Words and Sound piece by Elaine Tam and Andrew Copolov
A terrier-mix dog by the name of Nipper is sat listening to a gramophone, ears pricked, with a quizzical look on its face. This 1890s painting by Francis Barraud is also a well-known image which features on every record produced by the label HMV — short for His Master’s Voice. In the lesser-known 1968 science fiction novel of the same name, Polish writer Stanislaw Lem muses over the prospect of deciphering messages from outer space.
By titling his book to invoke the image of Nipper, Lem draws a parallel between the dog’s attempt to recognise his master’s voice which is mediated by the foreign technology, and man’s persistent attempts to read a ‘letter from the stars’… In his consideration of the very possibility of communication, Lem continually comes up against one major stumbling block: the question of perfect translation, and technology’s role within it.
Echoing Marshall McLuhan’s famous quip ‘the medium is the message’, Lem attests that ‘the relation that exists between the carrier of information and the information itself can be multivalent and tangled.’ With this in mind, Lem examines the very limits of intelligence itself: the point at which even advanced science, technology and other well-developed means of apprehending the world around us fall short.
‘Seventeenth-century English Puritans treated the sky as a switchboard connecting them to God […] The anonymous author of the 1641 text A Strange Wonder, or, The Cities Amazement (subtitled News from Heaven) describes exceptional meteorological events as God’s “signes and Tokens,” “prodigious ensinges,” “ominous harbingers,” “Cyphers,” “notable Messengers.’ (Tom McCarthy, 2017)
Finding the forecast mistaken and getting caught in a downpour may be unpleasant but it’s hardly uncommon. Take a look at today’s weather report and you’ll find another, more “quotidien”, example of our remarkable efforts to predict and interpret natural events, and incapacity to accurately do so. Meteorology, the science which works to systematise the weather, is constantly improving and yet will never be perfect.
Weather events that were once understood as isolated came later to be understood as expressions of integrated complex systems. An event that may have once been understood as a miracle or omen came to be understood as information; from the noise we learned to read signals, or so we thought.
Could it be that how we decipher messages tells us more about ourselves than about those messages? That ‘the “letter from the stars” was, for us who attempted to decipher it, a kind of psychological association test, a particularly complex Rorschach test.’ (Lem, 1968) Increasingly, we’re made aware that we ourselves, along with our interventions and interpolations, are prime drivers in the vicissitudes of world history and current affairs.

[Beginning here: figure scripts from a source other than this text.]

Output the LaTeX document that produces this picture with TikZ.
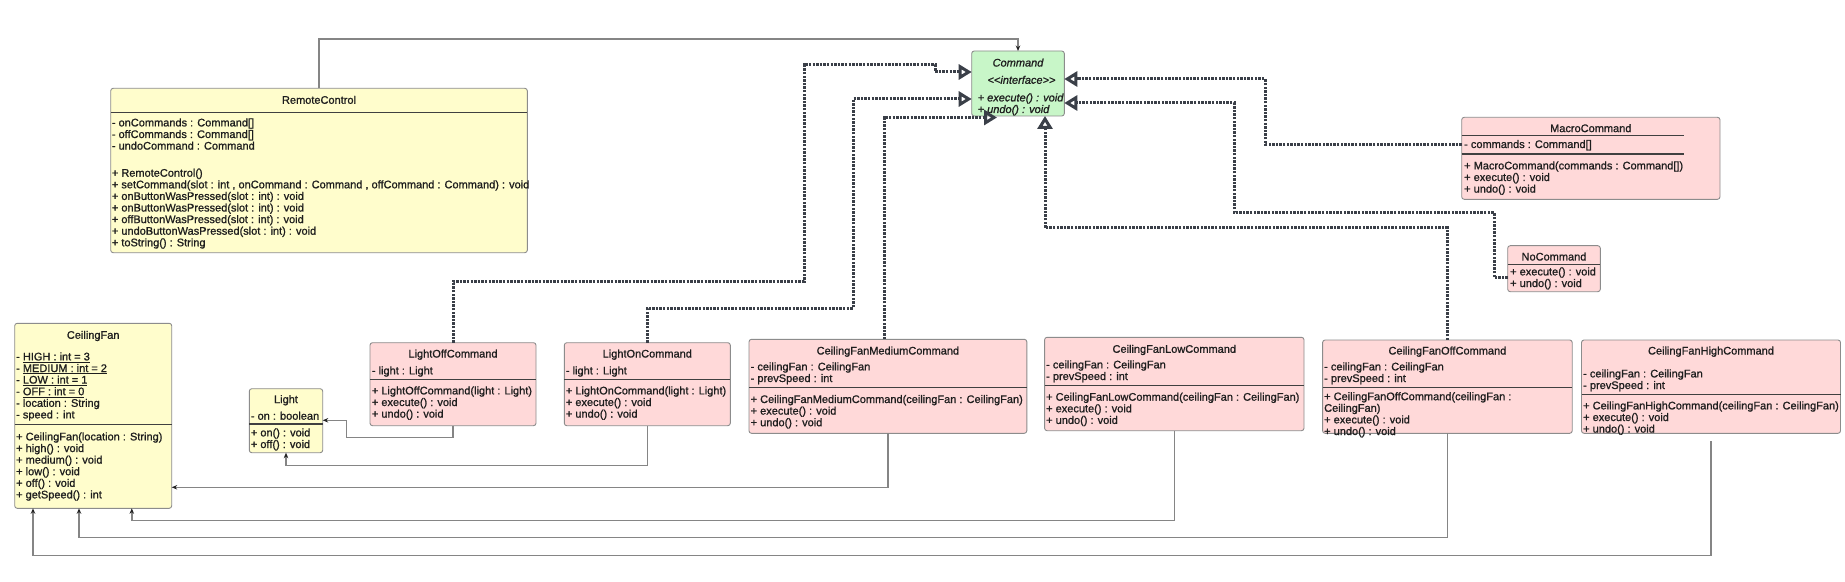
\documentclass[tikz,border=0pt]{standalone}
\usepackage{fontspec}
\setmainfont{Liberation Sans}
\usetikzlibrary{arrows.meta}
\definecolor{ybg}{HTML}{FFFDCC}
\definecolor{pbg}{HTML}{FFD9D9}
\definecolor{gbg}{HTML}{C8F6C8}
\definecolor{boxline}{HTML}{8C8C8C}
\definecolor{sepc}{HTML}{404040}
\definecolor{txtc}{HTML}{1E1E1E}
\definecolor{realc}{HTML}{3A3F48}
\definecolor{assocc}{HTML}{858585}
\definecolor{arrc}{HTML}{222222}
\newcommand\txtfont{\fontsize{11bp}{11.6bp}\selectfont\addfontfeature{FakeBold=1.0}}
\newcommand\umlbox[6]{\node[#1, minimum width={#5bp-#3bp}, minimum height={#6bp-#4bp}] (#2) at (#3,#4) {};}
\newcommand\lns[4]{\node[txtst] (#1) at (#2,{#3-5}) {\rule{0pt}{8.5bp}#4};}
\newcommand\ttl[4]{\node[ttlst] (#1) at (#2,{#3+3.8}) {#4};}
\newcommand\sepl[3]{\draw[sepline] (#1.west |- 0,#2) -- (#1.east |- 0,#2);}
\tikzset{
  umlbase/.style={draw=boxline, line width=0.9bp, rounded corners=2.5bp, inner sep=0pt, outer sep=0pt, anchor=north west},
  ybox/.style={umlbase, fill=ybg},
  pbox/.style={umlbase, fill=pbg},
  gbox/.style={umlbase, fill=gbg},
  sepline/.style={draw=sepc, line width=1.3bp},
  txtst/.style={inner sep=0pt, anchor=north west, align=left, font=\txtfont, text=txtc},
  ttlst/.style={inner sep=0pt, anchor=base, font=\txtfont, text=txtc},
  realiz/.style={draw=realc, line width=3bp, dash pattern=on 2.4bp off 1.2bp,
    -{Triangle[open, length=13bp, width=15bp, line width=3bp]}},
  assoc/.style={draw=assocc, line width=1.4bp, -{Stealth[length=5.5bp, width=4.5bp, color=arrc]}},
}
\begin{document}
\begin{tikzpicture}[x=1bp, y=-1bp]
\useasboundingbox[fill=white] (0,0) rectangle (1845,582);

% ---------- boxes ----------
\umlbox{ybox}{remote}{110.7}{88.3}{527.3}{252.7}
\umlbox{gbox}{command}{971.7}{51}{1064.3}{116}
\umlbox{pbox}{macro}{1461.7}{117.3}{1720}{199.3}
\umlbox{pbox}{nocmd}{1507.7}{245.7}{1600.3}{291.7}
\umlbox{ybox}{fan}{14.7}{323.3}{171.7}{508.3}
\umlbox{ybox}{light}{249.3}{388.7}{322.7}{452.7}
\umlbox{pbox}{lightoff}{370}{342.7}{536}{425.7}
\umlbox{pbox}{lighton}{564.3}{342.7}{730.3}{425.7}
\umlbox{pbox}{medium}{749}{339.3}{1026.8}{433.3}
\umlbox{pbox}{low}{1044.6}{337.3}{1304}{430.7}
\umlbox{pbox}{off}{1322.6}{340}{1572.2}{433.3}
\umlbox{pbox}{high}{1581.5}{340}{1840.5}{433.3}

% ---------- separators ----------
\sepl{remote}{112.3}\sepl{remote}{153.3}
\draw[sepline] (macro.west |- 0,135.3) -- (1684,135.3);
\draw[sepline] (macro.west |- 0,154) -- (1684,154);
\sepl{nocmd}{264.3}
\sepl{fan}{347.7}\sepl{fan}{424.3}
\sepl{light}{407.3}\sepl{light}{424}
\sepl{lightoff}{362.3}\sepl{lightoff}{379.3}
\sepl{lighton}{362.3}\sepl{lighton}{379.3}
\sepl{medium}{358.3}\sepl{medium}{387.3}
\sepl{low}{357.7}\sepl{low}{385.3}
\sepl{off}{358.3}\sepl{off}{387.7}
\sepl{high}{365.3}\sepl{high}{394.3}
\draw[draw=sepc, line width=1.2bp, -{Stealth[length=4.5bp, width=4bp]}] (command.east |- 0,88.3) ++(4,0) -- (975,88.3) -- (975,81);

% ---------- texts ----------
\ttl{remoteT}{319}{100}{RemoteControl}
\lns{remoteA}{111.7}{122.7}{- onCommands : Command[]\\- offCommands : Command[]\\- undoCommand : Command}
\lns{remoteM}{111.7}{173}{+ RemoteControl()\\+ setCommand(slot : int , onCommand : Command , offCommand : Command) : void\\+ onButtonWasPressed(slot : int) : void\\+ onButtonWasPressed(slot : int) : void\\+ offButtonWasPressed(slot : int) : void\\+ undoButtonWasPressed(slot : int) : void\\+ toString() : String}

\ttl{commandT}{1018}{62.7}{\itshape Command}
\ttl{commandS}{1021.5}{80}{\itshape <{}<interface>{}>}
\lns{commandM}{977.5}{97.7}{\itshape + execute() : void\\\itshape + undo() : void}

\ttl{macroT}{1590.8}{128.3}{MacroCommand}
\lns{macroA}{1464}{144.3}{- commands : Command[]}
\lns{macroM}{1464}{165.7}{+ MacroCommand(commands : Command[])\\+ execute() : void\\+ undo() : void}

\ttl{nocmdT}{1554}{256.7}{NoCommand}
\lns{nocmdM}{1510}{271.7}{+ execute() : void\\+ undo() : void}

\ttl{fanT}{93.2}{335}{CeilingFan}
\lns{fanA}{16}{356.7}{- \underline{HIGH : int = 3}\\- \underline{MEDIUM : int = 2}\\- \underline{LOW : int = 1}\\- \underline{OFF : int = 0}\\- location : String\\- speed : int}
\lns{fanM}{16}{436.7}{+ CeilingFan(location : String)\\+ high() : void\\+ medium() : void\\+ low() : void\\+ off() : void\\+ getSpeed() : int}

\ttl{lightT}{286}{399.3}{Light}
\lns{lightA}{250.7}{416}{- on : boolean}
\lns{lightM}{250.7}{432.7}{+ on() : void\\+ off() : void}

\ttl{lightoffT}{453}{353.7}{LightOffCommand}
\lns{lightoffA}{371.7}{370.7}{- light : Light}
\lns{lightoffM}{371.7}{390.7}{+ LightOffCommand(light : Light)\\+ execute() : void\\+ undo() : void}

\ttl{lightonT}{647.3}{353.7}{LightOnCommand}
\lns{lightonA}{565.7}{370.7}{- light : Light}
\lns{lightonM}{565.7}{390.7}{+ LightOnCommand(light : Light)\\+ execute() : void\\+ undo() : void}

\ttl{mediumT}{887.9}{350.7}{CeilingFanMediumCommand}
\lns{mediumA}{750.5}{366.7}{- ceilingFan : CeilingFan\\- prevSpeed : int}
\lns{mediumM}{750.5}{399.3}{+ CeilingFanMediumCommand(ceilingFan : CeilingFan)\\+ execute() : void\\+ undo() : void}

\ttl{lowT}{1174.3}{349}{CeilingFanLowCommand}
\lns{lowA}{1046}{364.7}{- ceilingFan : CeilingFan\\- prevSpeed : int}
\lns{lowM}{1046}{397}{+ CeilingFanLowCommand(ceilingFan : CeilingFan)\\+ execute() : void\\+ undo() : void}

\ttl{offT}{1447.4}{350.7}{CeilingFanOffCommand}
\lns{offA}{1324}{366.7}{- ceilingFan : CeilingFan\\- prevSpeed : int}
\lns{offM}{1324}{396.5}{+ CeilingFanOffCommand(ceilingFan :\\CeilingFan)\\+ execute() : void\\+ undo() : void}

\ttl{highT}{1711}{350.7}{CeilingFanHighCommand}
\lns{highA}{1583}{373.7}{- ceilingFan : CeilingFan\\- prevSpeed : int}
\lns{highM}{1583}{405.7}{+ CeilingFanHighCommand(ceilingFan : CeilingFan)\\+ execute() : void\\+ undo() : void}

% ---------- realizations (dotted) ----------
\coordinate (medtip) at (997,117.5);
\draw[realiz] (lightoff.north) |- (804,281) |- (935,65) |- (command.west |- 0,72);
\draw[realiz] (lighton.north) |- (853,308) |- (command.west |- 0,99);
\draw[realiz] (884,0 |- medium.north) |- (medtip);
\draw[realiz] (macro.west |- 0,144.3) -| (1265,79) -- (command.east |- 0,79);
\draw[realiz] (nocmd.west |- 0,277.7) -| (1494,212.7) -| (1234,103) -- (command.east |- 0,103);
\draw[realiz] (off.north) |- (1045,228) -- (1045,0 |- command.south);

% ---------- associations (solid) ----------
\draw[assoc] (remote.north) -- (remote.north |- 0,39) -| (command.north);
\draw[assoc] (lightoff.south) |- (346.7,437.7) |- (light.east |- 0,420.3);
\draw[assoc] (lighton.south) |- (light.south |- 0,465.3) -- (light.south);
\draw[assoc] (medium.south) |- (fan.east |- 0,487.3);
\draw[assoc] (low.south) |- (131.8,520.7) -- (131.8,0 |- fan.south);
\draw[assoc] (off.south) |- (79,537.3) -- (79,0 |- fan.south);
\draw[assoc] (high.south |- 0,441) |- (33,555.7) -- (33,0 |- fan.south);
\end{tikzpicture}
\end{document}
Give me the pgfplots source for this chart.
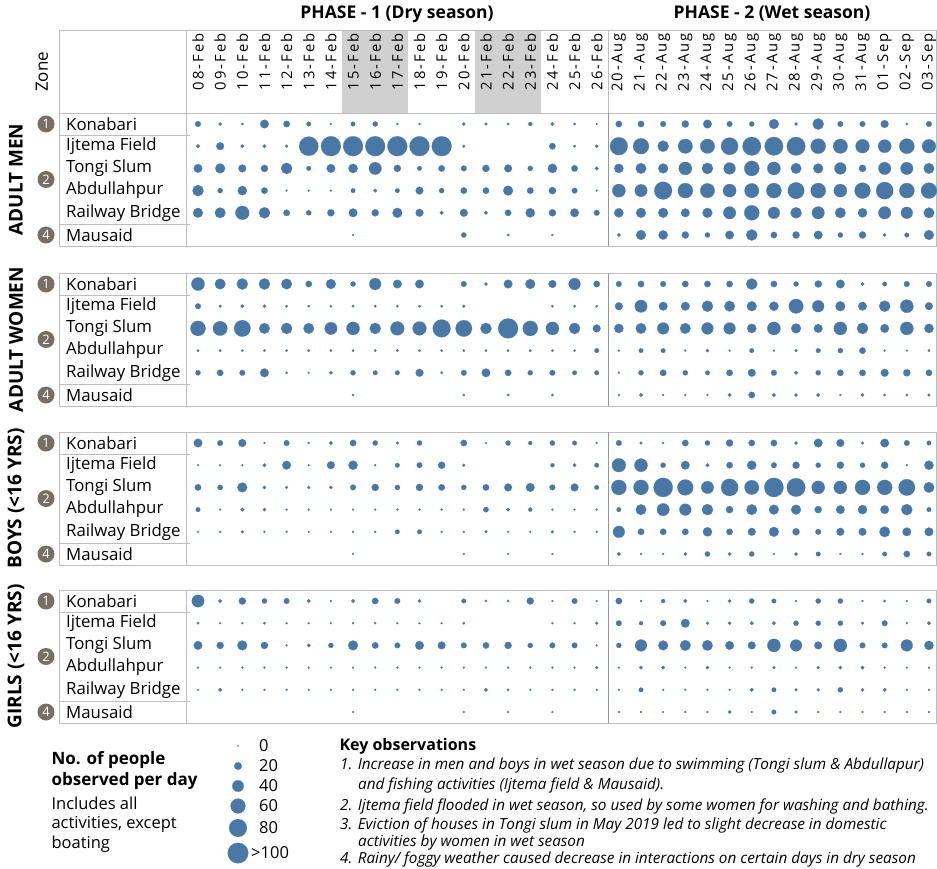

Although technological determinists and Silicon-Valley solutions will have us believe that the answer to anything lies in the promise of innovation and advancement, that improvements to efficiency, regulation and predictive modelling will help us to overcome chance… It is likewise hard to deny that our species is the most mercurial kind of natural event. We are our very own wild card — an unaccounted for complexity overwhelming the simplicity of supposed rational thinking.
As Yuk Hui writes in Algorithmic Catastrophe with respect to the late Bernard Stiegler: ‘[t]echnics, which aims to overcome contingency, also generates accidents.’ If this is true, singularity, the hypothetical totalisation of a system represented by perfect convergence, may actually be only an elongated “turning point” which, at later stages, again diverges. We hastened to regard ourselves as controllers of our own fate, masters presiding over this earth… but lest we forget, ‘the contingency of the laws of nature always comes from the outside, meaning that the system cannot be totalized.’
Semionautics Report: Eclipse is an audio mix and work of fiction set in the near future, which takes the form of a radio “special” on eclipses. In it, different eclipse readings are counterposed to produce a meditation on the inalienable desire to order, and our fraught attempts to render meaning from indeterminacy. Our interest was to make a self-conscious yet playful piece which, following Lem, addresses questions of our place in relation to translatability, communication and technology. A game of verisimilitude informs its format and structure, which is only ever kept in check by an intermittent, meta-narrational force: the radio host, a non-human entity with a voice in dubious female likeness.